Bref : j’ai ma technique. Je ne dis rien. Je me tais.
Comme je te le disais, j’ai ma technique, mais je n’ai jamais dit que c’était la bonne. Quand j’explose, tout devient incontrôlable. Ca déborde. Le comportement s’emballe. Surtout que la violence de la crise peut être impressionnante et que le point de départ peut paraitre insignifiant. Je n’arrive plus à canaliser.
Contenir, se retenir… et puis exploser.
Je surréagis parait-il. C’est comme si les digues craquaient laissant monter les larmes et la colère. Quand je suis dans cet état là, il est difficile de me faire retrouver mon calme. De me raisonner. Me parler a peu d’impact et peut augmenter l’énervement. La solution c’est le temps. Dans une société pressée et hyperconnectée, le temps, c’est la plus belle chose que l’on puisse offrir. Dans mon cas, c’est un bien nécessaire. De l’or. La discussion vient dans un second temps.

Pour me calmer, j’avoue avoir mes entrées dans des bars de mon quartier. Je bois pour rendre les autres intéressants. Je bois aussi pour atténuer mon ressenti sur les choses.
Mon cher Saul, je te remercie pour tes longs articles me concernant.
Je n’aurai pas imaginé t’inspirer autant lorsque nous nous sommes rencontrés il y a… 27 ans. Tu fais parti de ces véritables amis qui savent être lucides quand il le faut et aveugles quand ils le doivent.

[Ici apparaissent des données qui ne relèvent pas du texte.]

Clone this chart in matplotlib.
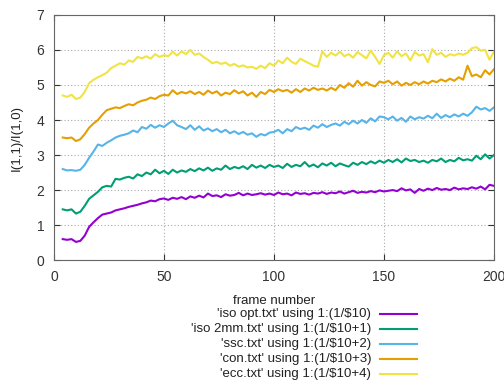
import matplotlib
matplotlib.use("Agg")
import matplotlib.pyplot as plt
from matplotlib.lines import Line2D
import numpy as np

plt.rcParams['font.family'] = ['Liberation Sans', 'DejaVu Sans']

# frame numbers (every second frame)
frames = np.arange(4, 201, 2)

iso_opt = [0.60, 0.58, 0.60, 0.52, 0.55, 0.70, 0.95, 1.08, 1.20, 1.30,
           1.33, 1.36, 1.42, 1.45, 1.48, 1.52, 1.55, 1.58, 1.62, 1.65,
           1.70, 1.68, 1.74, 1.76, 1.72, 1.78, 1.75, 1.80, 1.74, 1.82,
           1.78, 1.84, 1.79, 1.90, 1.83, 1.85, 1.80, 1.88, 1.84, 1.86,
           1.92, 1.85, 1.90, 1.86, 1.88, 1.91, 1.87, 1.90, 1.86, 1.93,
           1.88, 1.90, 1.85, 1.93, 1.89, 1.91, 1.87, 1.92, 1.90, 1.94,
           1.89, 1.93, 1.91, 1.96, 1.90, 1.94, 1.98, 1.92, 1.95, 1.93,
           1.97, 1.94, 1.99, 1.96, 1.98, 2.00, 1.97, 2.05, 1.99, 2.02,
           1.92, 2.03, 1.98, 2.04, 2.00, 2.06, 2.01, 2.03, 2.00, 2.07,
           2.02, 2.05, 2.03, 2.08, 2.04, 2.10, 2.02, 2.15, 2.12]

iso_2mm = [1.45, 1.42, 1.45, 1.33, 1.38, 1.55, 1.75, 1.85, 1.95, 2.08,
           2.12, 2.10, 2.32, 2.30, 2.35, 2.38, 2.33, 2.45, 2.40, 2.50,
           2.45, 2.58, 2.48, 2.55, 2.46, 2.58, 2.50, 2.56, 2.52, 2.60,
           2.54, 2.62, 2.56, 2.64, 2.55, 2.62, 2.58, 2.70, 2.60, 2.66,
           2.62, 2.68, 2.60, 2.72, 2.64, 2.70, 2.63, 2.72, 2.66, 2.70,
           2.63, 2.75, 2.66, 2.72, 2.68, 2.80, 2.67, 2.73, 2.65, 2.76,
           2.70, 2.78, 2.68, 2.76, 2.71, 2.67, 2.78, 2.72, 2.80, 2.74,
           2.82, 2.76, 2.84, 2.78, 2.86, 2.80, 2.88, 2.79, 2.90, 2.83,
           2.86, 2.80, 2.84, 2.78, 2.86, 2.82, 2.90, 2.80, 2.86, 2.82,
           2.92, 2.85, 2.88, 2.84, 2.98, 2.88, 3.02, 2.90, 3.00]

ssc = [2.60, 2.56, 2.57, 2.55, 2.58, 2.72, 2.92, 3.10, 3.30, 3.26,
       3.35, 3.42, 3.50, 3.55, 3.58, 3.62, 3.70, 3.65, 3.80, 3.75,
       3.86, 3.78, 3.85, 3.80, 3.90, 3.98, 3.85, 3.80, 3.74, 3.85,
       3.72, 3.82, 3.70, 3.76, 3.68, 3.74, 3.65, 3.72, 3.62, 3.68,
       3.60, 3.66, 3.58, 3.62, 3.52, 3.60, 3.56, 3.64, 3.66, 3.72,
       3.62, 3.74, 3.68, 3.80, 3.74, 3.78, 3.72, 3.84, 3.78, 3.88,
       3.80, 3.86, 3.90, 3.84, 3.95, 3.88, 3.98, 3.90, 4.00, 3.92,
       4.05, 3.96, 4.10, 4.08, 4.02, 4.10, 3.98, 4.06, 3.95, 4.10,
       4.02, 4.08, 4.04, 4.12, 4.05, 4.18, 4.06, 4.14, 4.08, 4.16,
       4.10, 4.18, 4.12, 4.22, 4.38, 4.30, 4.34, 4.26, 4.36]

con = [3.50, 3.48, 3.50, 3.40, 3.45, 3.60, 3.78, 3.90, 4.00, 4.15,
       4.28, 4.32, 4.36, 4.34, 4.40, 4.45, 4.42, 4.50, 4.55, 4.58,
       4.64, 4.60, 4.68, 4.72, 4.70, 4.85, 4.74, 4.80, 4.76, 4.82,
       4.74, 4.80, 4.72, 4.84, 4.76, 4.82, 4.70, 4.78, 4.74, 4.85,
       4.76, 4.82, 4.70, 4.78, 4.66, 4.80, 4.74, 4.86, 4.80, 4.88,
       4.82, 4.86, 4.78, 4.88, 4.80, 4.90, 4.84, 4.92, 4.86, 4.90,
       4.84, 4.92, 4.85, 5.00, 4.92, 5.05, 4.95, 5.12, 4.98, 5.08,
       5.00, 4.96, 5.10, 5.06, 5.12, 5.02, 5.10, 4.98, 5.06, 5.00,
       5.08, 5.02, 5.10, 5.04, 5.12, 5.08, 5.16, 5.10, 5.18, 5.12,
       5.22, 5.15, 5.55, 5.25, 5.30, 5.22, 5.42, 5.30, 5.45]

ecc = [4.70, 4.66, 4.72, 4.60, 4.64, 4.80, 5.05, 5.15, 5.22, 5.28,
       5.35, 5.48, 5.55, 5.62, 5.58, 5.70, 5.66, 5.80, 5.76, 5.82,
       5.75, 5.88, 5.80, 5.85, 5.82, 5.95, 5.84, 5.96, 5.88, 6.00,
       5.86, 5.90, 5.80, 5.72, 5.62, 5.66, 5.60, 5.64, 5.55, 5.60,
       5.52, 5.56, 5.50, 5.52, 5.46, 5.55, 5.48, 5.62, 5.55, 5.70,
       5.62, 5.78, 5.66, 5.60, 5.75, 5.68, 5.62, 5.55, 5.52, 5.96,
       5.80, 5.92, 5.84, 5.95, 5.82, 5.88, 5.78, 5.94, 5.85, 5.76,
       5.98, 5.80, 5.60, 5.85, 5.92, 5.78, 5.96, 5.82, 5.90, 5.70,
       5.94, 5.84, 5.88, 5.65, 6.02, 5.86, 5.92, 5.80, 5.88, 5.84,
       5.90, 5.86, 5.92, 6.05, 6.08, 5.98, 6.00, 5.72, 5.95]

series = [iso_opt, iso_2mm, ssc, con, ecc]
labels = ["'iso opt.txt' using 1:(1/$10)",
          "'iso 2mm.txt' using 1:(1/$10+1)",
          "'ssc.txt' using 1:(1/$10+2)",
          "'con.txt' using 1:(1/$10+3)",
          "'ecc.txt' using 1:(1/$10+4)"]
colors = ["#9400d3", "#009e73", "#56b4e9", "#e69f00", "#f0e442"]

fig = plt.figure(figsize=(5.04, 3.82), dpi=100)
ax = fig.add_axes([0.107, 0.319, 0.873, 0.642])

for vals, c in zip(series, colors):
    ax.plot(frames, vals, color=c, lw=1.5)

ax.set_xlim(0, 200)
ax.set_ylim(0, 7)
ax.set_xticks([0, 50, 100, 150, 200])
ax.set_yticks(range(0, 8))
ax.grid(True, color="#aaaaaa", linestyle=(0, (1, 2)), lw=0.8)
ax.tick_params(direction='in', top=True, right=True, length=4,
               labelsize=10, colors="#333333", pad=7)
for sp in ax.spines.values():
    sp.set_color("#666666")

ax.set_xlabel("frame number", fontsize=9.5, color="#222222", labelpad=8)
ax.set_ylabel("I(1,1)/I(1,0)", fontsize=9.5, color="#222222", labelpad=10)

# key below the plot, text right-aligned before the line sample
W, H = 504, 382
for i, (lab, c) in enumerate(zip(labels, colors)):
    y = 1 - (313.5 + i * 15.2) / H
    fig.text(371 / W, y, lab, ha='right', va='center', fontsize=9.5,
             color="#222222")
    fig.add_artist(Line2D([380 / W, 417 / W], [y, y], color=c, lw=1.5))

plt.savefig("out.png", dpi=100)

L’approfondissement de ma comprehension et de mon potentiel affectif repose sur une triangulation : c’est en relation avec les autres en tant qu’autres que je suis capable de parvenir à un vrai point de vue individuel.
J’aurai pu écrire davantage, mais il est 3h30 du matin. Je travaille demain. Je vais devoir me résoudre à aller retrouver Morphée. Je te parlerais bien de la qualité de mon sommeil, mais dès que je m’apprête à l’observer, je m’endors.
Mes amitiés à ta mère. Si elle quitte un jour ton père, je suis sur les rangs.